Muqtada, though, has always — publicly at least — rejected Tehran and campaigned against Iranian influence in Iraq (though he spent 2007-2011 in Iran on the run from a US arrest warrant). It may have cost him. In the 2021 Iraqi elections, the Sadrist Movement gained the most seats in parliament, but couldn’t form a government: among other things, the Iran-backed Fatah coalition wouldn’t countenance a Sadr-led government and negotiations stalled for over a year.
Over tea that evening, Fattah Al-Sheikh, a former MP close to the Sadrist movement, explains what lies behind this stasis. “Too many politicians are pro-Iran or they are scared of it. They are subject to the Velayat-e faqih [Iran’s ruling theological-political doctrine] while having to deal with western countries. One day they must implement the agenda of a country that attacks the Green Zone and sends rockets into Erbil; the next they are trying to meet the US ambassador. They are lost.”

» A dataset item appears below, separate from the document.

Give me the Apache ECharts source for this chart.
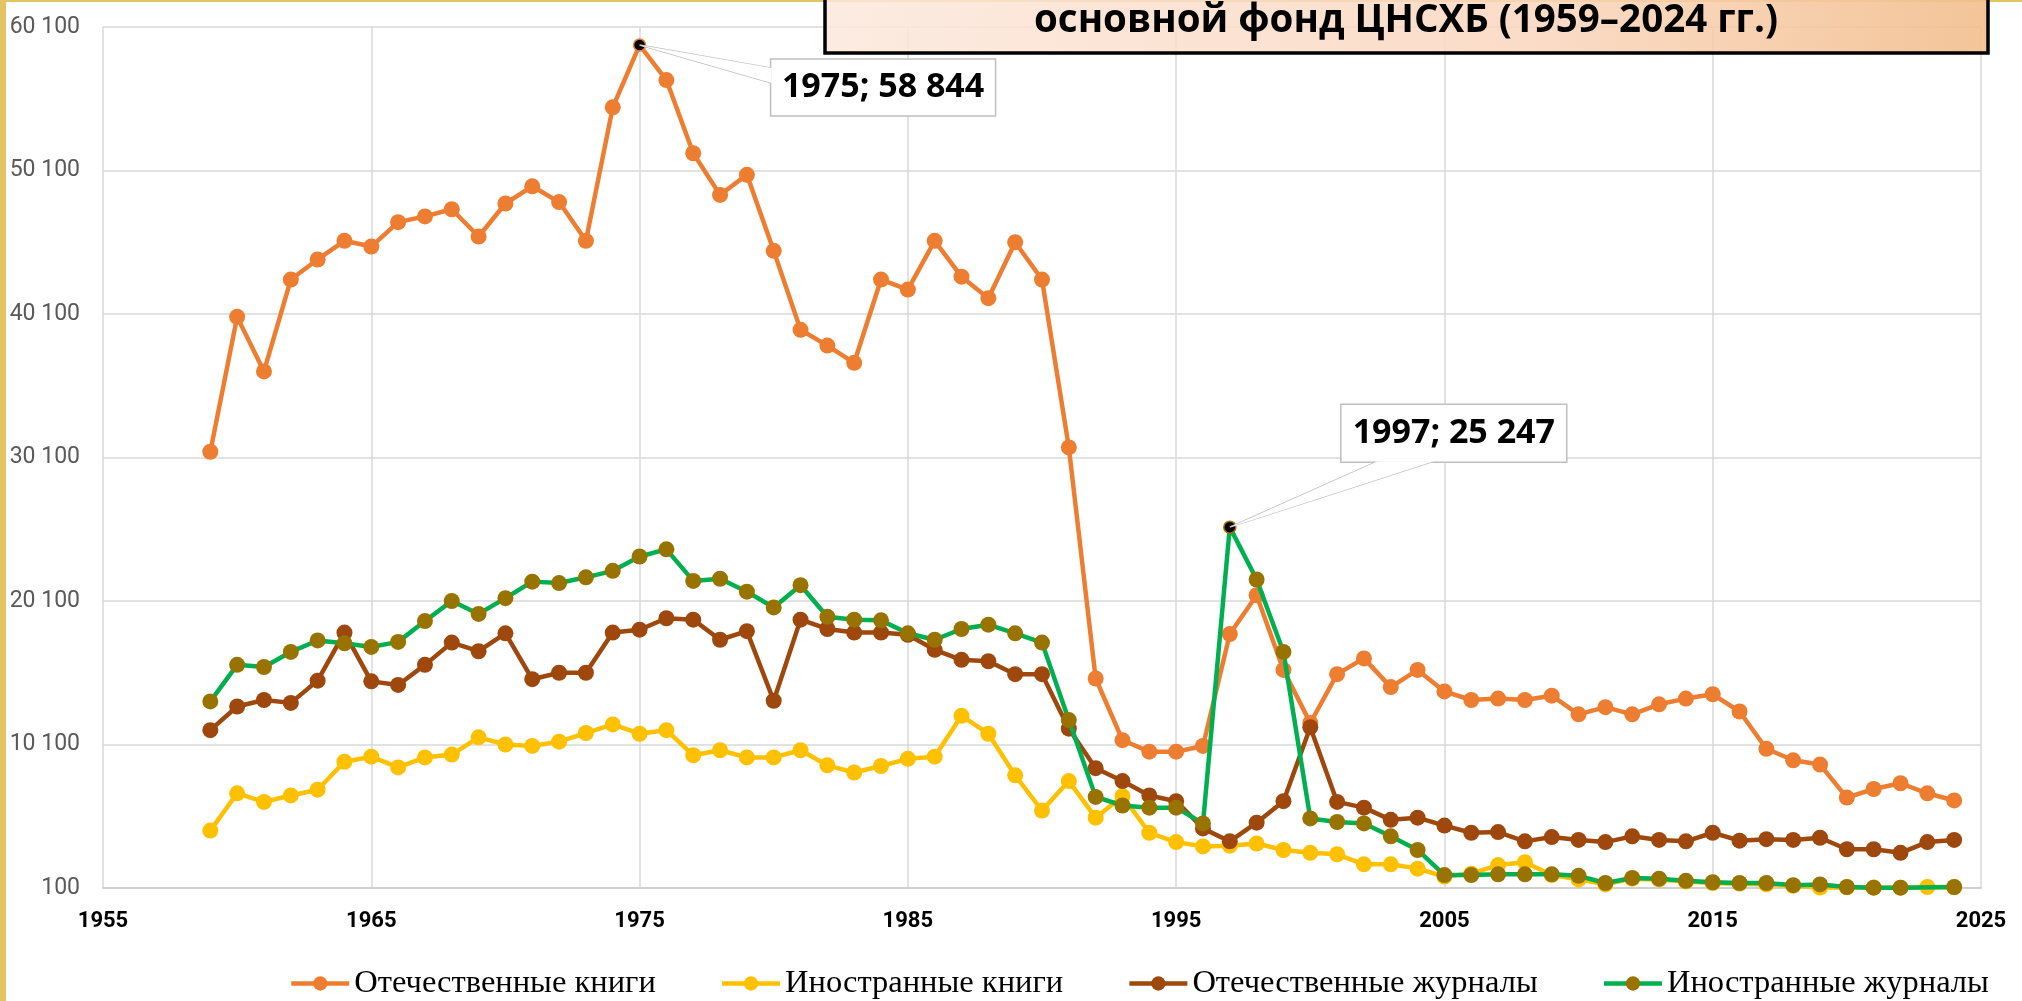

He continues: “You cannot claim to be democratic on one hand and hold a weapon in the other. You cannot be a democratic country when you are part of the government that is smuggling cash to another country. We have armed militia groups who put rifles to people’s heads when they go to vote.”
Twenty years on, Al-Sheikh is keen to be, as he calls it, “fair”. Without US intervention, he concedes, Iraqis would never have been liberated from the former regime, but the job is unfinished. “They need to be serious about building a proper democratic process here. They are responsible for keeping it safe while holding all groups, including the Iran-backed Shia militias, to account. We can kick them out of Baghdad and back to Iran if the international community helps us to establish a national project to serve Iraq… If they do that, we can finally say the US has succeeded in its project in Iraq.”
Success is a long way off. Throughout the city, there are posters and murals commemorating the Iranian Quds force commander Qasem Soleimani. In one market, you can buy a pendant of pro-Iran Shia militia leader, Abu Mahdi al-Muhandis, who was killed alongside Soleimani in a 2020 US drone strike.
Baghdad. The name still echoes in the imagination of both East and West. Shock and Awe. Old and New. The city is filled with scenes from ancient history and modern tragedy. Near the market, Ammar points out the site of a suicide bombing that killed hundreds. One day, we visit a coffee shop; near the entrance, a poster of the owner’s brother, martyred in another suicide bombing just outside, is pinned to a tree. Twenty years on from the 2003 invasion, the history of modern Iraq is still written into the cityscape of its capital.
As we drive out of central Baghdad, Ammar tells me: “This used to have so many bombs on it the Americans called it the Irish Road. Now it’s named after Muhandis.” I ask him about it all, after so many years. “We had so much hope in the beginning,” he replies. “Then the country turned to a path of blood, and then people started to want Saddam back to keep order. Even with all the misery he brought, you’d be taken quietly away. We didn’t see all this blood in the streets.”